In the past, operators of a boring machine in an underground potash mine were responsible for controlling a device called a bridge conveyor that drops ore onto a long main conveyor. The main conveyor hauls the ore to the loading pocket and from there it is transported to the surface by the skip. The operators had many other jobs to do, so the conveyor was often loaded unevenly, which could create spills that took hours to clear. Another problem was that the mine operators had no way of knowing how much potash was loaded on the conveyor, which made it challenging to plan shift changes that minimized downtime for the skip.
Recently, the mining company installed a system developed by Hinz, a Rockwell Automation company based in Saskatoon, Sask., that uses machine vision to automatically measure the amount and distribution of potash on the main conveyor as it is loaded by the bridge conveyor. A laser projects a line of light across the main conveyor and a Cognex In-Sight Micro 1050 vision system reads the profile of the line three times every second. This information is used by the mine control system to automatically move the bridge conveyor to correct any imbalance.
“We selected the Cognex Micro 1050 vision system because it is self-contained and rugged, communicates well with programmable logic controllers (PLCs), and provides a powerful programming environment that we were able to easily use to determine the complete profile of the top of the ore pile,” said Scott Huckerby, senior process consultant for Hinz.
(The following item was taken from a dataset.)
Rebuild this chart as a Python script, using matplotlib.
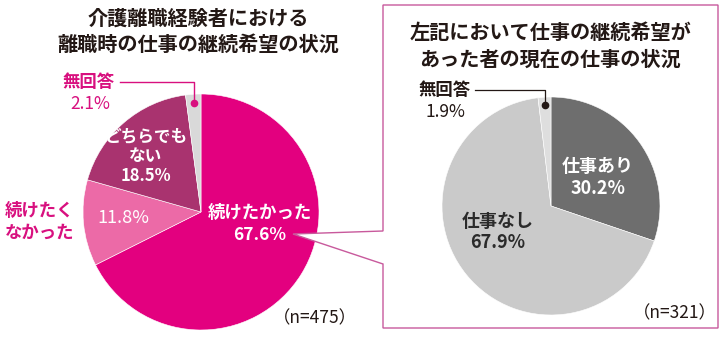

Hinz engineers set up the laser so it would project a line onto the top of the pile of ore and set up the vision system so that it pointed at that line. The vision system subtracts the position of the actual line projected on a full conveyer from the position of the line on an empty conveyor to determine the amount and distribution of ore on the conveyor. This information is transmitted to the PLC, which determines if the load on the conveyor is unbalanced and, if so, issues a command to the bridge conveyor to dump more ore on the lighter side.
Efforts in the past to address these challenges with machine vision have run up against very difficult lighting conditions underground. For example, one second the vision system will be operating with only its controlled lighting, and the next second the controlled lighting will be overwhelmed by the bright headlights of a truck or the headlamp of a miner. The mine is also a very dusty and harsh environment where vibrations driven by powerful equipment or rock falls can easily destroy all but the toughest vision systems.
The vision system has already demonstrated its ability to survive in the rugged mining environment without downtime.
“The camera is mounted on the bridge conveyor, and while I was underground commissioning the vision system, a big hunk of rock went through the conveyor and become lodged in the chute that feeds the main conveyor,” said Huckerby. “The mine operators utilized the hydraulics on the bridge conveyor, itself a 10-ton piece of equipment, to slam the bridge conveyor repeatedly into the ceiling of the mine to clear the rock. After the dust settled, the vision system continued operation without any interruption.”
The vision system has eliminated spills and associated downtime, and the mining company now knows exactly how much potash is on the conveyor at any point in time, so they can plan shift breaks to avoid skip downtime.